ES clusters will fail on the loss of a single node if you aren't running any replicas on your shards, but that's not really ES's fault. I've occasionally had a node just wig out and need to be restarted, but that's like a once-a-year thing, and I'm working on a ~TB cluster that processes a ridiculous number of writes - this isn't an underworked cluster by any means. As long as your cluster discovery mechanism is set up properly, adding and removing nodes from the cluster is about as easy as it gets. I'm certainly not saying that your experience wasn't valid, but my own experience with it has been that it's remarkably easy to manage.

ES was pretty brittle in the pre-1.x days, but from 1.0 onward it's quite easy to work with. The logging is dense, but that's because it's thorough - a feature I really quite appreciate.

> and ALWAYS use an odd number of nodes.

Can you explain this one in more detail from a technical point of view?

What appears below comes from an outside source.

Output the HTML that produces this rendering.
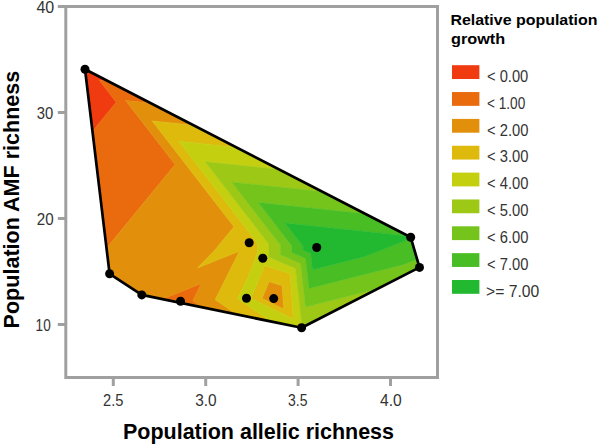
<!DOCTYPE html>
<html><head><meta charset="utf-8"><style>
html,body{margin:0;padding:0;background:#fff;}
svg{display:block;font-family:"Liberation Sans",sans-serif;}
</style></head><body>
<svg width="602" height="445" viewBox="0 0 602 445">
<rect width="602" height="445" fill="#fff"/>
<g stroke="#A0A0A0" stroke-width="3" fill="none">
<rect x="65.8" y="6.5" width="371.7" height="371"/>
<line x1="57.8" y1="6.5" x2="66" y2="6.5"/><line x1="57.8" y1="112.5" x2="66" y2="112.5"/><line x1="57.8" y1="218.5" x2="66" y2="218.5"/><line x1="57.8" y1="324.5" x2="66" y2="324.5"/><line x1="113.3" y1="377" x2="113.3" y2="386"/><line x1="205.7" y1="377" x2="205.7" y2="386"/><line x1="298.1" y1="377" x2="298.1" y2="386"/><line x1="390.5" y1="377" x2="390.5" y2="386"/>
</g>
<g stroke-width="0.5" stroke-linejoin="round">
<path fill="#F03A0F" stroke="#F03A0F" d="M107.7,80.9L85.0,69.2L92.5,131.2L116.2,102.2L99.1,80.0Z"/>
<path fill="#EA6A0E" stroke="#EA6A0E" d="M99.1,80.0L116.2,102.2L92.5,131.2L106.5,248.3L175.1,164.4L125.6,100.5L150.6,103.1L107.7,80.9ZM163.8,298.5L199.8,305.4L192.8,300.7L201.4,283.5ZM274.2,299.2L274.2,297.9L273.4,297.7L273.1,298.6Z"/>
<path fill="#E2900C" stroke="#E2900C" d="M125.6,100.5L175.1,164.4L106.5,248.3L109.6,273.8L141.8,294.9L162.3,299.1L235.0,313.2L215.2,299.7L239.4,251.2L197.5,267.9L214.5,250.5L234.0,226.7L152.2,120.9L193.5,125.2L150.6,103.1ZM163.8,298.5L201.4,283.5L192.8,300.7L199.8,305.4ZM262.0,298.5L283.7,309.1L282.2,285.8L269.1,281.6ZM274.2,297.9L274.2,299.2L273.1,298.6L273.4,297.7Z"/>
<path fill="#DDBA0C" stroke="#DDBA0C" d="M152.2,120.9L234.0,226.7L214.5,250.5L197.5,267.9L239.4,251.2L215.2,299.7L235.0,313.2L162.3,299.1L235.9,314.3L270.2,320.9L237.6,298.7L247.4,278.9L257.6,252.3L257.6,243.4L178.7,141.3L236.4,147.4L193.5,125.2ZM250.9,298.3L293.2,319.0L290.3,273.7L264.8,265.6ZM283.7,309.1L262.0,298.5L269.1,281.6L282.2,285.8Z"/>
<path fill="#C4CF10" stroke="#C4CF10" d="M178.7,141.3L257.6,243.4L257.6,252.3L247.4,278.9L237.6,298.7L270.2,320.9L235.9,314.3L301.6,327.8L309.0,324.0L302.0,325.8L295.5,268.4L268.9,257.0L269.0,244.2L205.3,161.8L279.3,169.5L236.4,147.4ZM264.8,265.6L290.3,273.7L293.2,319.0L250.9,298.3Z"/>
<path fill="#9DC916" stroke="#9DC916" d="M279.3,169.5L205.3,161.8L269.0,244.2L268.9,257.0L295.5,268.4L302.0,325.8L309.0,324.0L377.8,288.8L305.5,307.1L300.6,263.4L280.3,254.7L280.4,245.0L231.8,182.2L322.2,191.6Z"/>
<path fill="#74C41C" stroke="#74C41C" d="M322.2,191.6L231.8,182.2L280.4,245.0L280.3,254.7L300.6,263.4L305.5,307.1L377.8,288.8L419.5,267.4L417.1,259.3L403.9,264.4L309.0,288.5L305.6,258.4L291.7,252.5L291.7,245.8L258.4,202.6L365.1,213.8Z"/>
<path fill="#48BE24" stroke="#48BE24" d="M365.1,213.8L258.4,202.6L291.7,245.8L291.7,252.5L305.6,258.4L309.0,288.5L403.9,264.4L417.1,259.3L411.1,238.6L364.2,256.7L312.5,269.8L310.7,253.5L303.1,250.2L303.1,246.6L284.9,223.1L408.0,235.9Z"/>
<path fill="#22B830" stroke="#22B830" d="M411.1,238.6L410.7,237.3L408.0,235.9L284.9,223.1L303.1,246.6L303.1,250.2L310.7,253.5L312.5,269.8L364.2,256.7Z"/>
</g>
<polygon points="419.5,267.4 301.6,327.8 141.8,294.9 109.6,273.8 85.0,69.2 410.7,237.3" fill="none" stroke="#000" stroke-width="2.7" stroke-linejoin="round"/>
<g fill="#000">
<circle cx="85.0" cy="69.2" r="4.5"/>
<circle cx="109.6" cy="273.8" r="4.5"/>
<circle cx="141.8" cy="294.9" r="4.5"/>
<circle cx="180.5" cy="301.2" r="4.5"/>
<circle cx="246.5" cy="298.3" r="4.5"/>
<circle cx="249.2" cy="242.8" r="4.5"/>
<circle cx="262.8" cy="258.2" r="4.5"/>
<circle cx="273.7" cy="298.6" r="4.5"/>
<circle cx="301.6" cy="327.8" r="4.5"/>
<circle cx="316.7" cy="247.5" r="4.5"/>
<circle cx="410.7" cy="237.3" r="4.5"/>
<circle cx="419.5" cy="267.4" r="4.5"/>
</g>
<text x="36.40" y="12.60" font-size="16.89" textLength="17.82" lengthAdjust="spacingAndGlyphs" fill="#333">40</text>
<text x="36.80" y="118.70" font-size="16.89" textLength="16.47" lengthAdjust="spacingAndGlyphs" fill="#333">30</text>
<text x="36.80" y="224.70" font-size="16.89" textLength="16.88" lengthAdjust="spacingAndGlyphs" fill="#333">20</text>
<text x="35.60" y="330.60" font-size="16.89" textLength="15.08" lengthAdjust="spacingAndGlyphs" fill="#333">10</text>
<text x="103.00" y="406.00" font-size="16.89" textLength="20.40" lengthAdjust="spacingAndGlyphs" fill="#333">2.5</text>
<text x="195.20" y="405.70" font-size="16.89" textLength="21.48" lengthAdjust="spacingAndGlyphs" fill="#333">3.0</text>
<text x="288.00" y="405.70" font-size="16.89" textLength="19.44" lengthAdjust="spacingAndGlyphs" fill="#333">3.5</text>
<text x="380.00" y="405.70" font-size="16.89" textLength="21.70" lengthAdjust="spacingAndGlyphs" fill="#333">4.0</text>
<text x="123.00" y="439.40" font-size="21.43" font-weight="bold" textLength="271.02" lengthAdjust="spacingAndGlyphs" fill="#000">Population allelic richness</text>
<text transform="translate(19,327.6) rotate(-90)" x="-0.80" y="-0.10" font-size="21.37" font-weight="bold" textLength="257.62" lengthAdjust="spacingAndGlyphs" fill="#000">Population AMF richness</text>
<text x="450.40" y="24.80" font-size="14.75" font-weight="bold" textLength="147.01" lengthAdjust="spacingAndGlyphs" fill="#000">Relative population</text>
<text x="451.00" y="44.30" font-size="14.75" font-weight="bold" textLength="54.21" lengthAdjust="spacingAndGlyphs" fill="#000">growth</text>
<rect x="452" y="65.20" width="27.4" height="13.8" fill="#F03A0F"/>
<text x="487.00" y="81.90" font-size="16.00" textLength="41.21" lengthAdjust="spacingAndGlyphs" fill="#333">&lt; 0.00</text>
<rect x="452" y="92.05" width="27.4" height="13.8" fill="#EA6A0E"/>
<text x="487.00" y="108.75" font-size="16.00" textLength="38.21" lengthAdjust="spacingAndGlyphs" fill="#333">&lt; 1.00</text>
<rect x="452" y="118.90" width="27.4" height="13.8" fill="#E2900C"/>
<text x="487.00" y="135.60" font-size="16.00" textLength="41.40" lengthAdjust="spacingAndGlyphs" fill="#333">&lt; 2.00</text>
<rect x="452" y="145.75" width="27.4" height="13.8" fill="#DDBA0C"/>
<text x="487.00" y="162.45" font-size="16.00" textLength="41.40" lengthAdjust="spacingAndGlyphs" fill="#333">&lt; 3.00</text>
<rect x="452" y="172.60" width="27.4" height="13.8" fill="#C4CF10"/>
<text x="487.00" y="189.30" font-size="16.00" textLength="41.40" lengthAdjust="spacingAndGlyphs" fill="#333">&lt; 4.00</text>
<rect x="452" y="199.45" width="27.4" height="13.8" fill="#9DC916"/>
<text x="487.00" y="216.15" font-size="16.00" textLength="41.40" lengthAdjust="spacingAndGlyphs" fill="#333">&lt; 5.00</text>
<rect x="452" y="226.30" width="27.4" height="13.8" fill="#74C41C"/>
<text x="487.00" y="243.00" font-size="16.00" textLength="41.40" lengthAdjust="spacingAndGlyphs" fill="#333">&lt; 6.00</text>
<rect x="452" y="253.15" width="27.4" height="13.8" fill="#48BE24"/>
<text x="487.00" y="269.85" font-size="16.00" textLength="41.40" lengthAdjust="spacingAndGlyphs" fill="#333">&lt; 7.00</text>
<rect x="452" y="280.00" width="27.4" height="13.8" fill="#22B830"/>
<text x="486.00" y="296.70" font-size="16.00" textLength="53.23" lengthAdjust="spacingAndGlyphs" fill="#333">&gt;= 7.00</text>

</svg>
</body></html>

You want an uneven number of master eligible nodes, so you can form a proper quorum (two out of three, three out of five). The total number of nodes doesn't actually matter. Smaller installation often make the same node master eligible and data holding at the same time, so in that case you'd prefer an uneven number of nodes. Once you move to a setup with dedicated master eligible nodes, you're freed from that restriction. You could also run 4 nodes with a quorum of 3, but that will make the cluster unavailable if any two nodes die. The worst setup is 2 nodes since you can only safely run with a quorum of 2, so if a node dies you're unavailable.
Thank you for explaining this, very helpful.